-- begin Extracted entries --
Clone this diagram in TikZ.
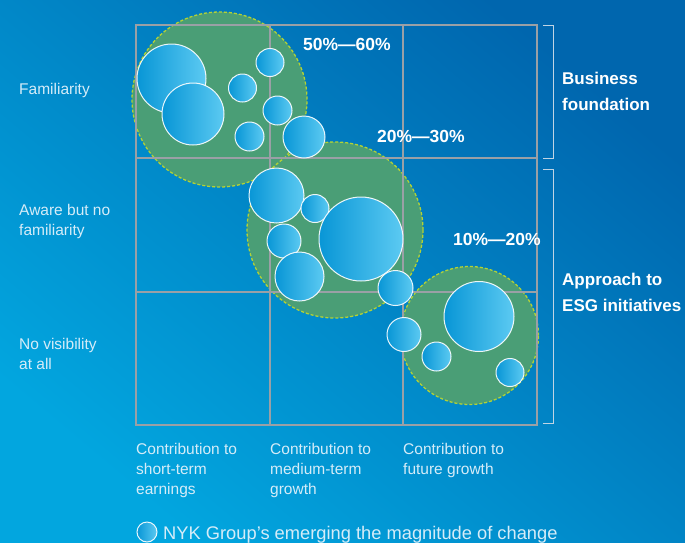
\documentclass[tikz,border=0pt]{standalone}
\usepackage{fontspec}
\setmainfont{Liberation Sans}
\definecolor{bgdark}{HTML}{0066AE}
\definecolor{bglight}{HTML}{02A6DF}
\definecolor{gridgray}{HTML}{9AA0A6}
\definecolor{zonegreen}{HTML}{4A9E76}
\definecolor{zoneedge}{HTML}{B2D236}
\definecolor{bubL}{HTML}{0896D6}
\definecolor{bubR}{HTML}{5CCAF2}
\definecolor{lighttext}{HTML}{D5ECF8}
\definecolor{brkcol}{HTML}{C0D4E4}
\begin{document}
\begin{tikzpicture}[x=1pt,y=-1pt,
  grid/.style={draw=gridgray, line width=1.3pt},
  zone/.style={circle, inner sep=0pt, fill=zonegreen, draw=zoneedge, line width=1.3pt, dash pattern=on 3pt off 2pt},
  bubble/.style={circle, inner sep=0pt, left color=bubL, right color=bubR, draw=white, draw opacity=0.9, line width=1pt},
  lbl/.style={inner sep=0pt, anchor=north west, align=left, text=lighttext, font=\fontsize{15.5}{20}\selectfont},
  pct/.style={inner sep=0pt, anchor=north west, text=white, font=\fontsize{17.5}{21}\selectfont\bfseries},
  side/.style={inner sep=0pt, anchor=north west, align=left, text=white, font=\fontsize{17}{26}\selectfont\bfseries},
  brk/.style={draw=brkcol, line width=1pt}]
\useasboundingbox (0,0) rectangle (685,542);
\shade[top color=bgdark, bottom color=bglight, shading angle=-40] (0,0) rectangle (685,542);

% zones
\node[zone, minimum size=175] (z1) at (219.5,99.5) {};
\node[zone, minimum size=176] (z2) at (335,230) {};
\node[zone, minimum size=138] (z3) at (469.5,335.5) {};

% grid
\draw[grid] (136,25) rectangle (537,425);
\draw[grid] (270,25) -- (270,425);
\draw[grid] (403,25) -- (403,425);
\draw[grid] (136,158) -- (537,158);
\draw[grid] (136,292) -- (537,292);

% bubbles
\node[bubble, minimum size=69] (b1) at (171.5,78.5) {};
\node[bubble, minimum size=62] (b2) at (193,114) {};
\node[bubble, minimum size=28] (b3) at (270,62.5) {};
\node[bubble, minimum size=28] (b4) at (242.5,88) {};
\node[bubble, minimum size=29] (b5) at (277.5,110.5) {};
\node[bubble, minimum size=29] (b6) at (249.5,136.5) {};
\node[bubble, minimum size=42] (b7) at (304,137) {};
\node[bubble, minimum size=55] (b8) at (276.5,195.5) {};
\node[bubble, minimum size=28] (b9) at (315,208.5) {};
\node[bubble, minimum size=84] (b10) at (361,239) {};
\node[bubble, minimum size=34] (b11) at (284,241) {};
\node[bubble, minimum size=49] (b12) at (299.5,276.5) {};
\node[bubble, minimum size=35] (b13) at (395.5,288) {};
\node[bubble, minimum size=70] (b14) at (479,316.5) {};
\node[bubble, minimum size=34] (b15) at (404,334.5) {};
\node[bubble, minimum size=29] (b16) at (436.5,356.5) {};
\node[bubble, minimum size=28] (b17) at (510,372.5) {};

% percentages
\node[pct] (p1) at (303,38) {50\%—60\%};
\node[pct] (p2) at (377,130) {20\%—30\%};
\node[pct] (p3) at (453,233) {10\%—20\%};

% left labels
\node[lbl] (l1) at (19,83) {Familiarity};
\node[lbl] (l2) at (19,204) {Aware but no\\familiarity};
\node[lbl] (l3) at (19,338) {No visibility\\at all};

% bottom labels
\node[lbl] (c1) at (136,443) {Contribution to\\short-term\\earnings};
\node[lbl] (c2) at (270,443) {Contribution to\\medium-term\\growth};
\node[lbl] (c3) at (403,443) {Contribution to\\future growth};

% brackets and side labels
\draw[brk] (543,25) -- (553,25) -- (553,158) -- (543,158);
\draw[brk] (543,169) -- (553,169) -- (553,423) -- (543,423);
\node[side] (s1) at (562,72) {Business\\foundation};
\node[side] (s2) at (562,273) {Approach to\\ESG initiatives};

% legend
\node[bubble, minimum size=20] (lg) at (147,532) {};
\node[anchor=base west, inner sep=0pt, text=lighttext, font=\fontsize{18.3}{22}\selectfont] (lgt) at (163,539) {NYK Group’s emerging the magnitude of change};
\end{tikzpicture}
\end{document}
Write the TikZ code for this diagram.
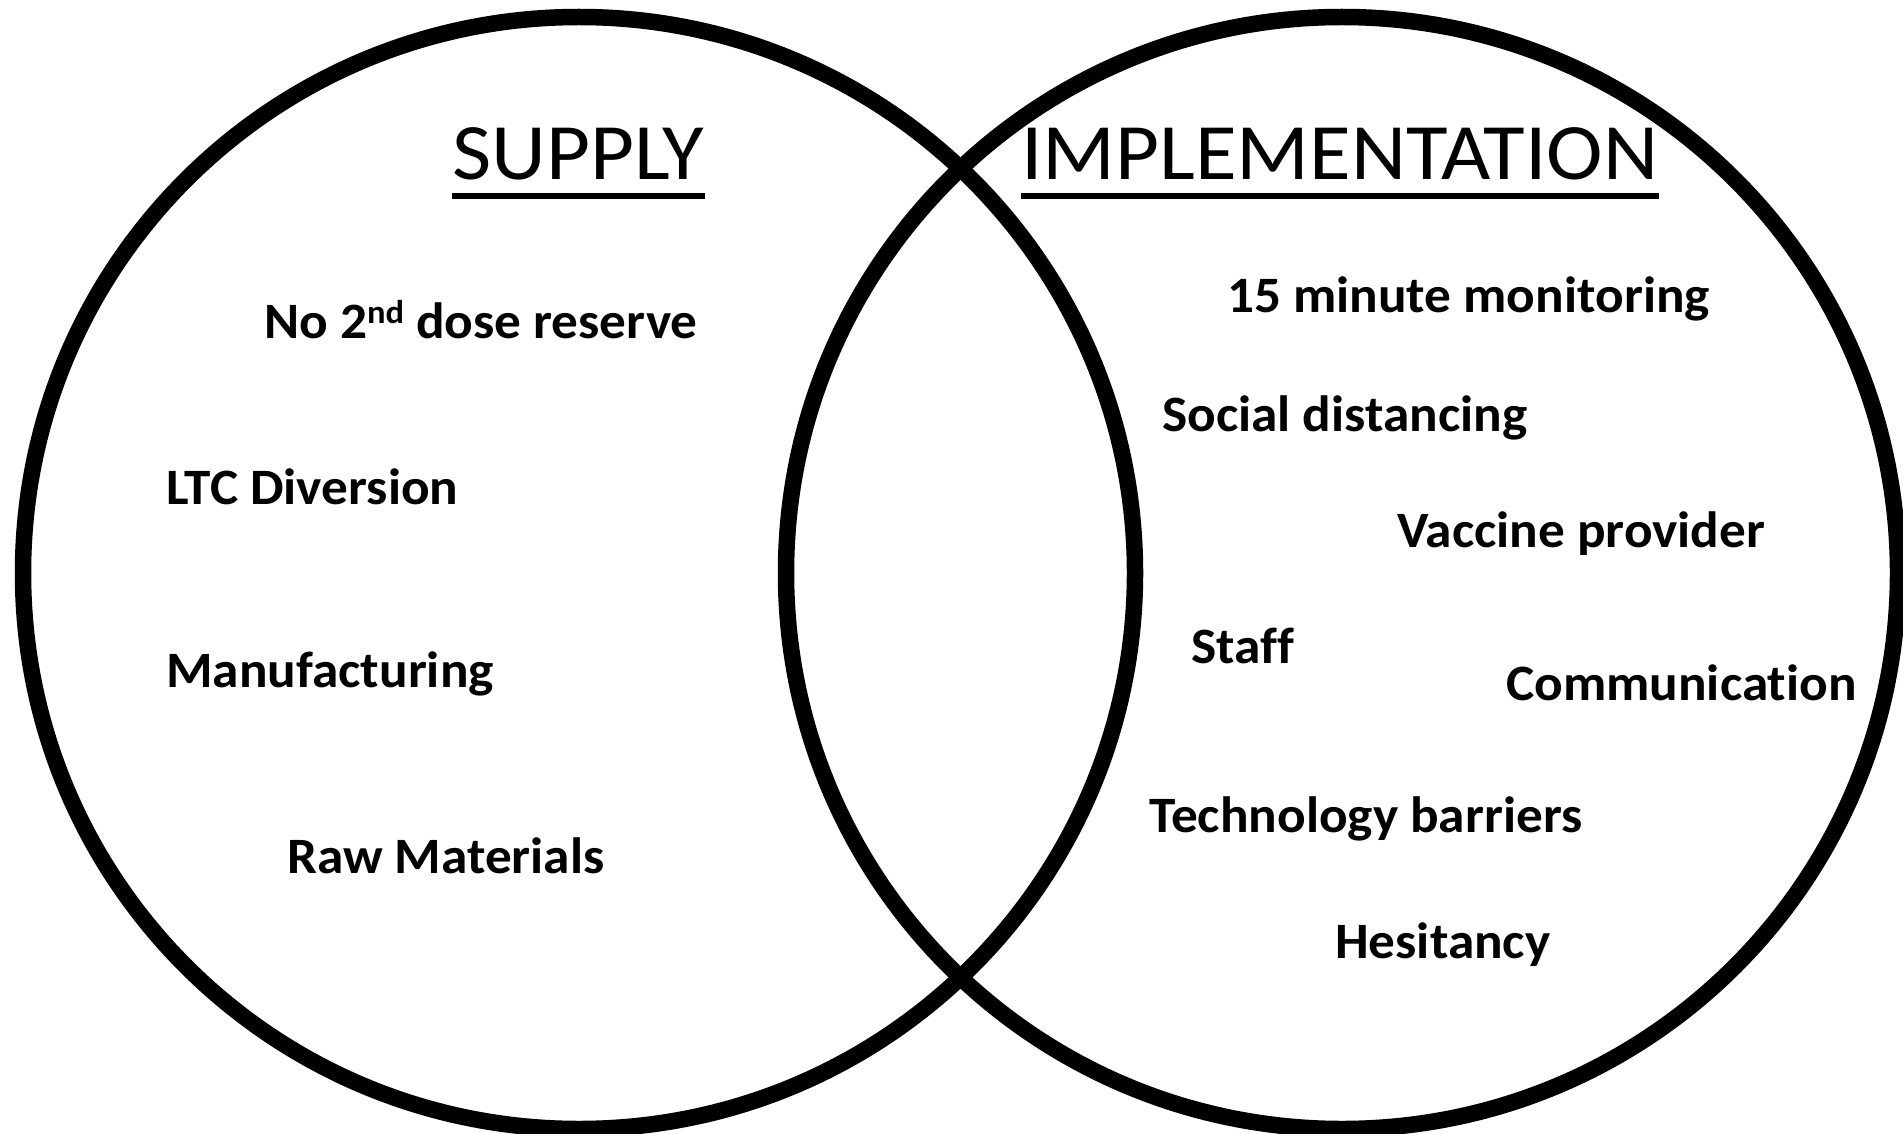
\documentclass[tikz,border=0pt]{standalone}
\usepackage{fontspec}
\setmainfont{Carlito}[Ligatures=NoCommon,BoldFeatures={FakeStretch=1.045}]
\newfontfamily\hdrfont{Carlito}[FakeStretch=1.065]
\begin{document}
\begin{tikzpicture}[x=1pt,y=-1pt,
  venn/.style={circle,draw=black,line width=16.5pt,minimum size=1112pt,inner sep=0pt},
  lbl/.style={anchor=base west,inner sep=0pt,font=\bfseries\fontsize{51}{60}\selectfont},
  hdr/.style={anchor=base west,inner sep=0pt,font=\hdrfont\fontsize{80}{92}\selectfont},
  uline/.style={draw=black,line width=6pt}]
\useasboundingbox (0,0) rectangle (1903,1134);
\node[venn] (left) at (579,573) {};
\node[venn] (right) at (1342,573) {};
\node[hdr] (hs) at (452,180) {SUPPLY};
\node[hdr] (hi) at (1021,180) {IMPLEMENTATION};
\draw[uline] ([yshift=-16pt]hs.base west) -- ([yshift=-16pt]hs.base east);
\draw[uline] ([yshift=-16pt]hi.base west) -- ([yshift=-16pt]hi.base east);
\node[lbl] (a1) at (264,338) {No 2\raisebox{15pt}{\fontsize{33}{33}\selectfont nd} dose reserve};
\node[lbl] (a2) at (166,504) {LTC Diversion};
\node[lbl] (a3) at (166,687) {Manufacturing};
\node[lbl] (a4) at (287,873) {Raw Materials};
\node[lbl] (b1) at (1227,312) {15 minute monitoring};
\node[lbl] (b2) at (1162,431) {Social distancing};
\node[lbl] (b3) at (1397,547) {Vaccine provider};
\node[lbl] (b4) at (1191,663) {Staff};
\node[lbl] (b5) at (1506,700) {Communication};
\node[lbl] (b6) at (1149,832) {Technology barriers};
\node[lbl] (b7) at (1335,958) {Hesitancy};
\end{tikzpicture}
\end{document}
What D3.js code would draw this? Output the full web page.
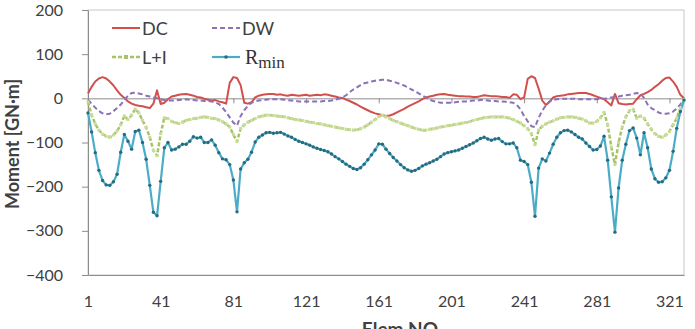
<!DOCTYPE html>
<html>
<head>
<meta charset="utf-8">
<script src="https://cdn.jsdelivr.net/npm/d3@7"></script>
<style>
    body { margin: 0; background: #fff; }
    svg text { font-family: Lato, "Open Sans", sans-serif; fill: #404040; }
</style>
</head>
<body>
<div id="chart"></div>
<script>
// element numbers (every second element is plotted)
var elemNo = d3.range(1, 330, 2);
var xTicks = [1, 41, 81, 121, 161, 201, 241, 281, 321];
var yTicks = [-400, -300, -200, -100, 0, 100, 200];

// moments [GN·m]
var dc = [
    11, 26, 38, 45, 48, 45, 38, 29, 18, 8,
    1, -7, -12, -15, -17, -18, -20, -22, -12, 18,
    -13, -10, -2, 4, 6, 8, 9, 10, 8, 6,
    3, 2, -1, -3, -5, -4, -7, -9, -12, 35,
    48, 46, 30, -10, -12, -9, 2, 6, 8, 9,
    10, 10, 8, 9, 7, 6, 8, 7, 6, 7,
    8, 6, 7, 8, 7, 9, 8, 6, 4, 2,
    1, -3, -6, -10, -14, -19, -23, -27, -31, -34,
    -36, -38, -40, -39, -36, -32, -28, -24, -19, -15,
    -11, -7, -2, 2, 4, 6, 8, 9, 10, 8,
    7, 6, 5, 5, 4, 4, 3, 3, 5, 7,
    6, 5, 5, 4, 3, 3, 1, 9, 8, -2,
    2, 44, 50, 46, 22, -5, -15, -8, 2, 5,
    6, 7, 9, 10, 11, 12, 12, 12, 10, 7,
    4, 1, -2, -9, -16, 10, -11, -13, -14, -13,
    -12, -2, 7, 10, 14, 19, 26, 32, 40, 46,
    47, 38, 26, 8, 0
];

var dw = [
    -3, -12, -21, -29, -34, -36, -35, -29, -22, -14,
    -4, 6, 12, 13, 11, 9, 6, 4, 2, 0,
    -2, -4, -5, -5, -5, -4, -3, -2, -3, -4,
    -5, -5, -6, -6, -7, -9, -13, -21, -31, -43,
    -55, -62, -40, -27, -17, -10, -7, -5, -4, -3,
    -2, -2, -2, -2, -3, -4, -5, -6, -7, -7,
    -7, -7, -7, -7, -7, -6, -6, -5, -3, -1,
    2, 7, 14, 20, 25, 30, 34, 36, 38, 40,
    41, 42, 42, 40, 38, 35, 32, 29, 25, 20,
    16, 11, 6, 2, -3, -6, -8, -10, -10, -10,
    -10, -9, -8, -7, -7, -6, -5, -5, -4, -4,
    -5, -6, -6, -7, -7, -8, -9, -10, -15, -25,
    -40, -52, -63, -65, -44, -28, -16, -7, -4, -2,
    -1, -1, -1, -1, -1, -2, -2, -2, -2, -2,
    -2, -1, -1, 0, 2, 3, 4, 6, 7, 8,
    10, 12, 11, 1, -14, -22, -27, -32, -35, -35,
    -34, -30, -23, -14, -2
];

var li = [
    -8, -38, -58, -72, -81, -86, -88, -83, -74, -60,
    -40, -48, -38, -24, -33, -50, -66, -88, -118, -130,
    -80, -44, -46, -52, -55, -57, -54, -50, -48, -46,
    -45, -43, -42, -43, -45, -46, -49, -53, -58, -65,
    -82, -98, -68, -60, -54, -50, -46, -42, -40, -38,
    -38, -39, -40, -41, -42, -44, -46, -48, -49, -50,
    -52, -54, -55, -57, -58, -60, -62, -63, -65, -67,
    -68, -70, -71, -72, -71, -69, -65, -60, -54, -48,
    -41, -38, -42, -46, -50, -53, -56, -59, -62, -65,
    -68, -70, -72, -72, -70, -69, -67, -65, -64, -62,
    -61, -59, -58, -56, -55, -53, -50, -48, -46, -44,
    -43, -42, -42, -42, -42, -43, -45, -48, -52, -56,
    -62, -69, -80, -105, -72, -63, -58, -54, -51, -47,
    -44, -43, -42, -42, -43, -45, -47, -51, -56, -56,
    -52, -44, -32, -60, -110, -150, -100, -65, -42, -28,
    -25, -45, -40, -45, -58, -70, -80, -86, -88, -83,
    -75, -60, -45, -22, -3
];

var rmin = [
    -33, -76, -123, -163, -186, -196, -197, -189, -172, -122,
    -82, -97, -115, -75, -72, -100, -138, -197, -258, -266,
    -188, -112, -100, -117, -115, -110, -104, -104, -97, -87,
    -90, -88, -100, -100, -94, -106, -123, -137, -139, -150,
    -185, -257, -160, -146, -138, -122, -99, -88, -83, -78,
    -77, -79, -78, -77, -81, -85, -88, -93, -97, -100,
    -103, -106, -110, -113, -116, -118, -121, -126, -132, -137,
    -143, -149, -154, -159, -161, -157, -149, -139, -128, -117,
    -103, -104, -115, -125, -134, -142, -150, -157, -162, -165,
    -163, -159, -153, -149, -146, -142, -138, -132, -126, -123,
    -121, -119, -117, -113, -109, -105, -101, -96, -91, -88,
    -92, -95, -92, -91, -98, -103, -103, -101, -112, -140,
    -143, -150, -190, -267, -158, -137, -142, -124, -104, -88,
    -78, -73, -72, -76, -82, -88, -92, -101, -109, -117,
    -116, -108, -86, -140, -223, -303, -203, -140, -104, -73,
    -67, -90, -128, -78, -112, -160, -182, -190, -189, -180,
    -163, -120, -68, -30, -4
];

var svg = d3.select('#chart').append('svg')
    .attr('width', 695)
    .attr('height', 329);

var x = d3.scaleLinear().domain([1, 329]).range([88, 684]);
var y = d3.scaleLinear().domain([-400, 200]).range([275, 10]);

// plot area border
svg.append('rect')
    .attr('x', x(1)).attr('y', y(200))
    .attr('width', x(329) - x(1)).attr('height', y(-400) - y(200))
    .attr('fill', 'none')
    .attr('stroke', '#c8c8c8');

// y axis
var yAxis = svg.append('g')
    .attr('transform', 'translate(' + x(1) + ',0)')
    .call(d3.axisLeft(y).tickValues(yTicks).tickSize(6).tickSizeOuter(0).tickPadding(19));
yAxis.selectAll('text').style('font-size', '16px');

// category labels along the bottom
var xLab = svg.append('g')
    .attr('transform', 'translate(0,' + y(-400) + ')')
    .call(d3.axisBottom(x).tickValues(xTicks).tickSize(0).tickPadding(21));
xLab.selectAll('text').style('font-size', '16px');

// axis line through zero with tick marks
svg.append('g')
    .attr('transform', 'translate(0,' + y(0) + ')')
    .call(d3.axisBottom(x).tickValues(xTicks).tickSize(5).tickSizeOuter(0).tickFormat(''));

svg.selectAll('.domain, .tick line').attr('stroke', '#8c8c8c');

// axis titles
svg.append('text')
    .attr('transform', 'translate(19,144) rotate(-90)')
    .attr('text-anchor', 'middle')
    .style('font-size', '18px')
    .style('font-weight', 'bold')
    .text('Moment [GN·m]');

svg.append('text')
    .attr('x', 402).attr('y', 336)
    .attr('text-anchor', 'middle')
    .style('font-size', '19px')
    .style('font-weight', 'bold')
    .text('Elem NO.');

var line = d3.line()
    .x(function(d, i) { return x(elemNo[i]); })
    .y(function(d) { return y(d); });

var series = [
    { name: 'DC', values: dc, color: '#d24f4c', dash: null, width: 2 },
    { name: 'DW', values: dw, color: '#8a72b6', dash: '5,3', width: 2 },
    { name: 'L+I', values: li, color: '#a6c466', dash: '4,2', width: 2.5 },
    { name: 'Rmin', values: rmin, color: '#4bacc6', dash: null, width: 2.2 }
];

series.forEach(function(s) {
    svg.append('path')
        .datum(s.values)
        .attr('fill', 'none')
        .attr('stroke', s.color)
        .attr('stroke-width', s.width)
        .attr('stroke-dasharray', s.dash)
        .attr('stroke-linejoin', 'round')
        .attr('d', line);
});

// markers
svg.append('g').selectAll('rect')
    .data(li)
    .enter().append('rect')
    .attr('x', function(d, i) { return x(elemNo[i]) - 1.5; })
    .attr('y', function(d) { return y(d) - 1.5; })
    .attr('width', 3).attr('height', 3)
    .attr('fill', '#c9dc9a');

svg.append('g').selectAll('circle')
    .data(rmin)
    .enter().append('circle')
    .attr('cx', function(d, i) { return x(elemNo[i]); })
    .attr('cy', function(d) { return y(d); })
    .attr('r', 1.7)
    .attr('fill', '#276b80');

// legend
var legend = svg.append('g');
var legPos = [[112, 28], [212, 28], [112, 57], [212, 57]];
series.forEach(function(s, i) {
    var p = legPos[i];
    var g = legend.append('g').attr('transform', 'translate(' + p[0] + ',' + p[1] + ')');
    g.append('line')
        .attr('x1', 0).attr('x2', 28)
        .attr('stroke', s.color)
        .attr('stroke-width', s.width)
        .attr('stroke-dasharray', s.dash);
    if (s.name == 'L+I') {
        g.append('rect').attr('x', 12).attr('y', -2).attr('width', 4).attr('height', 4).attr('fill', '#a6c466');
    }
    if (s.name == 'Rmin') {
        g.append('circle').attr('cx', 14).attr('r', 1.8).attr('fill', '#276b80');
        var t = g.append('text').attr('x', 33).attr('y', 7)
            .style('font-family', '"Liberation Serif", "DejaVu Serif", serif')
            .style('fill', '#333')
            .style('font-size', '20px');
        t.append('tspan').text('R');
        t.append('tspan').attr('dy', 4).style('font-size', '17px').text('min');
    } else {
        g.append('text').attr('x', 30).attr('y', 7)
            .style('font-size', '18px')
            .text(s.name);
    }
});
</script>
</body>
</html>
-- end Extracted entries --
Omit all pictures, then copy the lines between the ones holding "What D3.js code" and "var yTicks = [-400, -300, -200, -100, 0, 100, 200];", inclusive.

Solution for this problem:
What D3.js code would draw this? Output the full web page.
<!DOCTYPE html>
<html>
<head>
<meta charset="utf-8">
<script src="https://cdn.jsdelivr.net/npm/d3@7"></script>
<style>
    body { margin: 0; background: #fff; }
    svg text { font-family: Lato, "Open Sans", sans-serif; fill: #404040; }
</style>
</head>
<body>
<div id="chart"></div>
<script>
// element numbers (every second element is plotted)
var elemNo = d3.range(1, 330, 2);
var xTicks = [1, 41, 81, 121, 161, 201, 241, 281, 321];
var yTicks = [-400, -300, -200, -100, 0, 100, 200];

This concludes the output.